With the financial support of the Department of Secondary and Higher Education, Ministry of Human Resource Development, Government of India, The Poetry Society (India) presents the poems on values which we consider are important. In the first selection, poems written in fifteen Indian languages including English have been selected by well-known poets who form part of the following Selection Committee:
Shri M.K. Kaw
Members: Dr. Nilim Kumar Assamese, Shri Joy Goswami Bengali
Dr. Lakshmi Kannan English, Shri Dileep Jhaveri Gujrati
Dr. Kedar Nath Singh Hindi, Prof. H.S. Shiva Prakash Kannada
Shri Shantiveer Kaul Kashmiri, Prof. K. Satchidanandan Malyalam
Dr. Chandrakant Patil Marathi, Dr. J.P. Das Oriya, Shri Surjit Patar Punjabi
Prof. Harsh Dev Madfhav Sanskrit, Shri Sukumaran Tamil
Dr. A. Jayaprabha Telugu, Shri Balraj Komal Urdu, Convener Dr. H.K. Kaul
(Poetry & Values)
Normally people do not look at things as poets do but the observations of poets generally conform to universal human values. Values uphold a specific mode of conduct over a period of time and shape the society. There are always new values being adopted and they replace or supplement the old values. However, in today's world we find that the old sterling values are sacrificed at the alter of such values that help only an individual or a group and not the society in general.
We feel that universal human values should form the basic norms that guide human conduct. These values should be inculcated in one's life at an early age for their continued influence on the person. What are these values? We encountered differnet sets of calues in different societies but the most acceptable ones include truth, righteous conduct, peace, love and non-violence. Each of these values is further sub-divided to amplify their scope.
When we talk of induction of values at an early age, we think of children, the future of every society.
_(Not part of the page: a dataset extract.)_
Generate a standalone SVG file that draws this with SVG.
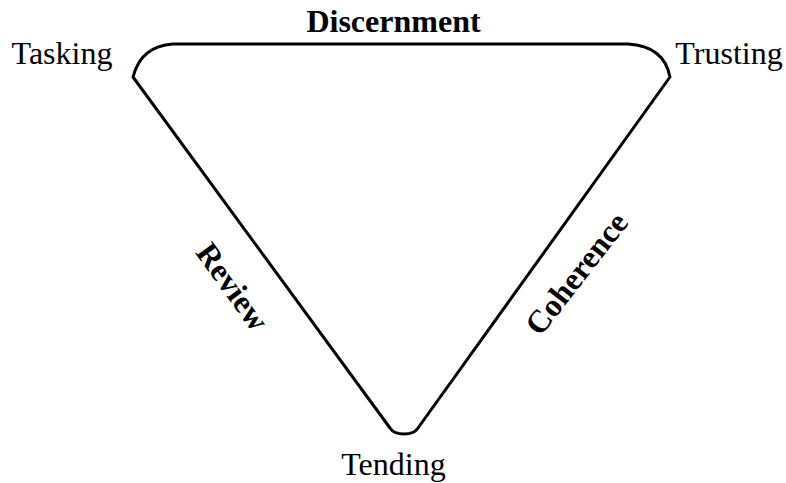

Children tend to be more influenced by the environment in the homes than by the environment in the schools or outside, though each component has a quota of influence on children. At home religious values make an impact on the child if the family is religious. If it is a literate family and more interested in scientific and cultural values, the children imbibe those values. But in the contemporary context, when families are broken into single units, children normally do not get training in religious, scientific and cultural values. What is more, we find, there is no scope for a child to be creative. He has to compete to get very high marks for further education or to get into service. As a result many children get disorientated.